It's hard to remember exactly when I became a junkie of Alamo Drafthouse, the hip Austin, Texas-based movie chain that finally opened a nine-screen branch in Minnesota this past week.
It might have been that time they offered a meat lover's pizza special during screenings of the original "Texas Chainsaw Massacre." Or when they served a made-up version of Elsinore beer during a "Strange Brew" revival. Or when Quentin Tarantino set up shop there for five days to personally screen obscure exploitation films from his own collection.
Or it may have simply been that first time I sat in the original one-screen Alamo Drafthouse in 1997 (when I called Austin home) and enjoyed a bowl of real queso and a quality tap beer while watching a movie, any movie. That doesn't seem so revolutionary now, but it did at the time. Maybe you have to try that queso to believe me.

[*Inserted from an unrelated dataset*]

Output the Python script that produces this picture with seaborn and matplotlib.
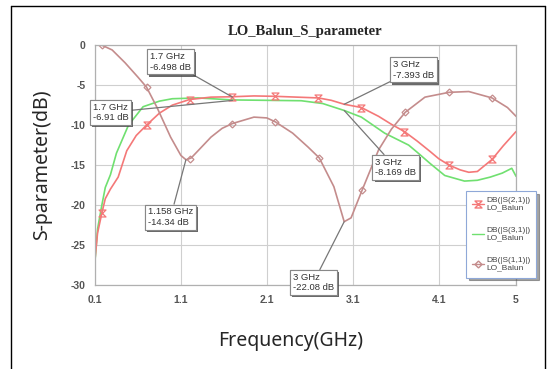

I've been such a longtime believer in the Alamo Drafthouse brand, in fact, that I've mentioned to anyone who would listen over the past decade-plus how sorely we needed to open one in Minneapolis.
But I meant Minneapolis specifically, a city that prides itself on indie culture and foodie culture, a city that's shut in six months of the year — and yet a city that is sorely lacking in a movie house half as cool as an Alamo Drafthouse.
So you can imagine how uptight I got in my tight hipster jeans when I heard the news that Minnesota's first Alamo outlet would be opening in (of all places) Woodbury.
I know Woodbury. I grew up nearby on the East Side of St. Paul. I have relatives and friends living there now. I am not going to slam Woodbury just because it's mostly a sea of chain-store retail and franchised restaurants. As if Minneapolis' Uptown area — a likelier location for an Alamo Drafthouse outlet — is all that much different from Woodbury nowadays anyway.
Seriously, hats off to the landlords at the Woodbury Lakes outdoor mall — and all Woodbury residents — on landing Minnesota's first Alamo Drafthouse. You're gonna love the place once you "get" it.